Reading on the bus. A great way to pass the time between origin and destination. Also very effective for giving the appearance of disinterested aloofness so important for proper transit posture.
Ever pay attention to what people read on the bus? The unwritten rule to reading on the bus is to read something light and interruptable (stay away from long philosophical treatises. Nothing steals your attention quite like passengers who get on the bus with mullets half way down their backs or eyebrows painted on half way up their foreheads). Mass market paperbacks and newspapers are standard. For the average person anything bigger, longer or heavier is simply unreadable for the long bumpy ride down Henderson Highway.

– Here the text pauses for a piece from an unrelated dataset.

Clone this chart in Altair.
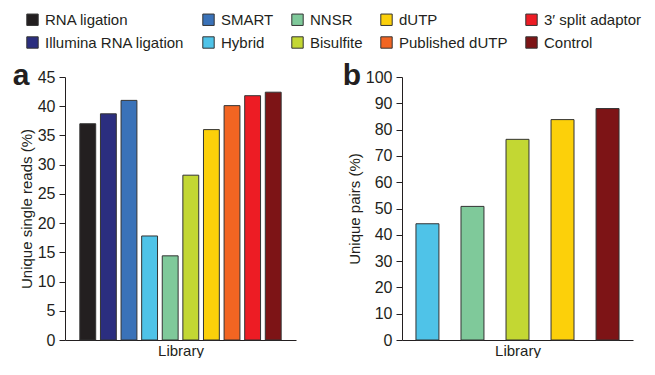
import altair as alt
import pandas as pd

# ---- data ----
a_libs = ["RNA ligation", "Illumina RNA ligation", "SMART", "Hybrid", "NNSR",
          "Bisulfite", "dUTP", "Published dUTP", "3\u2032 split adaptor", "Control"]
a_vals = [37.0, 38.7, 41.0, 17.8, 14.4, 28.2, 36.0, 40.1, 41.8, 42.4]

b_libs = ["Hybrid", "NNSR", "Bisulfite", "dUTP", "Control"]
b_vals = [44.2, 50.8, 76.3, 83.8, 88.0]

lib_colors = ["#231f20", "#2b2e7f", "#3a72b8", "#4fc3e8", "#7fc99a",
              "#c3d733", "#fcd00a", "#f26522", "#ed1c24", "#7d1416"]

df_a = pd.DataFrame({"Library": a_libs, "Value": a_vals})
df_b = pd.DataFrame({"Library": b_libs, "Value": b_vals})

FONT = "Liberation Sans, Arial, Helvetica, sans-serif"
INK = "#231f20"

color = alt.Color(
    "Library:N",
    scale=alt.Scale(domain=a_libs, range=lib_colors),
    legend=alt.Legend(
        orient="none", legendX=-40, legendY=-65, columns=5, title=None,
        symbolType="square", symbolSize=130, symbolStrokeColor="#333333",
        symbolStrokeWidth=1, symbolOpacity=1,
        labelFontSize=15, labelFont=FONT, labelColor=INK, labelOffset=5,
        columnPadding=15, rowPadding=6,
    ),
)


def panel(df, order, ymax, ystep, ytitle, letter, pin, pout, lx, ly):
    bars = alt.Chart(df).mark_bar(stroke="#333333", strokeWidth=1).encode(
        x=alt.X("Library:N", sort=order,
                scale=alt.Scale(paddingInner=pin, paddingOuter=pout),
                axis=alt.Axis(labels=False, ticks=False, title="Library",
                              titlePadding=3)),
        y=alt.Y("Value:Q",
                scale=alt.Scale(domain=[0, ymax], nice=False),
                axis=alt.Axis(values=list(range(0, ymax + 1, ystep)),
                              title=ytitle, grid=False, tickSize=6,
                              labelPadding=4, titlePadding=3)),
        color=color,
    )
    lab = alt.Chart(pd.DataFrame({"t": [letter]})).mark_text(
        fontSize=30, fontWeight="bold", font=FONT, color=INK,
        align="center", baseline="alphabetic",
    ).encode(text="t:N", x=alt.value(lx), y=alt.value(ly))
    return alt.layer(bars, lab).properties(width=231, height=263)


pa = panel(df_a, a_libs, 45, 5, "Unique single reads (%)", "a", 0.23, 0.72, -44, 8)
pb = panel(df_b, b_libs, 100, 10, "Unique pairs (%)", "b", 0.49, 0.31, -50, 8)

chart = alt.hconcat(pa, pb, spacing=46).properties(
    padding={"left": 4, "top": 4, "right": 0, "bottom": 0}
).configure_axis(
    labelFont=FONT, titleFont=FONT, labelFontSize=16, titleFontSize=15,
    labelColor=INK, titleColor=INK, titleFontWeight="normal",
    domainColor=INK, tickColor=INK, domainWidth=1, tickWidth=1,
).configure_view(stroke=None)

chart.save("out.html", embed_options={"renderer": "svg", "actions": False})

So you can understand my surprise when, a few months ago, this fellow comes on the bus, sets himself down on one of the sideways benches in the front, opens his briefcase and pulls out a large hardcover commentary on 1 Kings and then proceeds to read it from Portage & Main to Gilmour & Melon Lea. I applaud the effort.
I must confess that I too have trespassed into the realm of atypical transit reading material. This past week I found my nose wedged between the pages of Modern Art and the Death of a Culture by H. R. Rookmaaker. Not exactly Danielle Steele, but a good book for anyone puzzled by the modern art world. Highly recommended, but hard to follow if there is a mullet sitting in front of you.